Checking your credit score does not reduce it, so check it often. You can use resources that allow you to check your score for free, such as Chase Credit Journey (no Chase account is required) and CreditWise® from Capital One (no Capital One account is required). By checking your score often, you will begin to see what types of actions impact your credit score, and by how much.
8. Start investing
If you’re already an investor, consider meeting with your advisor to explore the benefits of investing more money. If you are not an investor, why not start investing in 2025? It can help you outpace inflation and increase your purchasing power. In 2024, 62 percent of adults in the United States invested in the stock market.
Investing your money is a great way to build wealth. It enables your money to grow in value over time, with the benefit of compounding and long-term growth. Your advisor can help you decide which investments to choose. There are may options, including stocks, bonds, mutual funds, exchange-traded funds and real estate. The way you build your investment portfolio will depend on your income, age, risk tolerance and time horizon (the amount of time you will continue working before you retire).
A great first step is to learn more about investing. You could take a class at a local university or organization, read up on investing, follow financial experts online or join a local or online investment club.
9. Use an HSA or FSA to save for future health care expenses
A health savings account, or HSA, can help you increase the money you have available to pay for medical bills. It’s like a hybrid savings account. The money you contribute is earmarked for medical expenses, and there is no expiration date. As soon you reach a certain balance, you can invest some of the funds for more growth potential. You can set up an HSA if you are enrolled in a high-deductible health plan. Some employers that have health insurance plans offer HSAs. Some of them will even contribute to your HSA.
Also, there is a triple tax benefit with HSAs: 1) You won’t pay taxes on money you contribute; 2) Any part of the balance that’s invested has tax-free growth potential; and 3) money you take out is tax-free when you use it for qualified medical expenses.
If you don’t have an HSA-eligible health plan but do have access to a flexible spending account (FSA) with your employer, it can be worth considering. Like an HSA, an FSA allows you to set aside money before it is taxed to pay for health care costs. Any withdrawals you make are also tax-free, if you use them to cover qualified medical expenses.
It’s important to note that any money you save in an FSA typically has to be used in the same year as the contribution. So when the new benefit year begins, you might have to forfeit any funds that remain in the account from the previous year. Check to see if your employer offers a grace period.

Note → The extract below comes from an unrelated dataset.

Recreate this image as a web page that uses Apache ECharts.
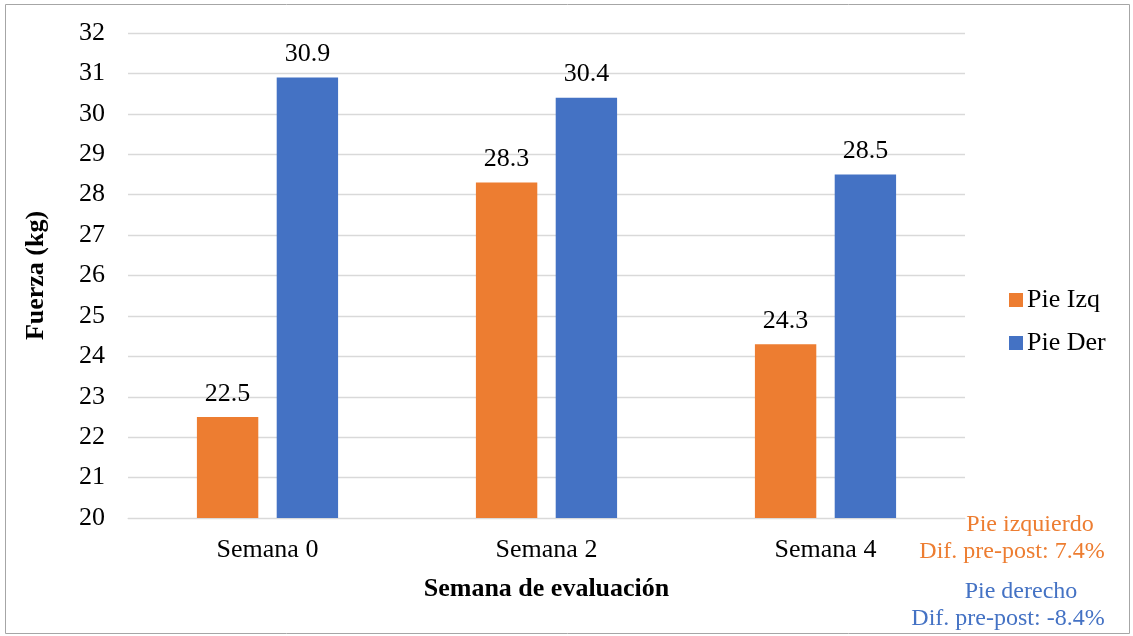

10. Have a family money meeting
You can get everyone in your family involved in planning for the short- and long-term future by conducting family money meetings.
Family money conversations typically run the gamut from long-term financial planning to charitable giving to creating a family legacy. When children are old enough, these conversations also can cover how your and your spouse’s assets will be divided upon your death.
These might seem like uncomfortable conversations at first, but adding transparency and openness to your money situation will make life transitions easier for your children later on. This transparency also can help you preserve your family’s wealth.
Often, family meetings are informal meetings with immediate family members that last one or two hours. In some cases, family meetings last two or three days and involve several generations, with a financial advisor or someone else facilitating the meetings. We can facilitate these meetings for you.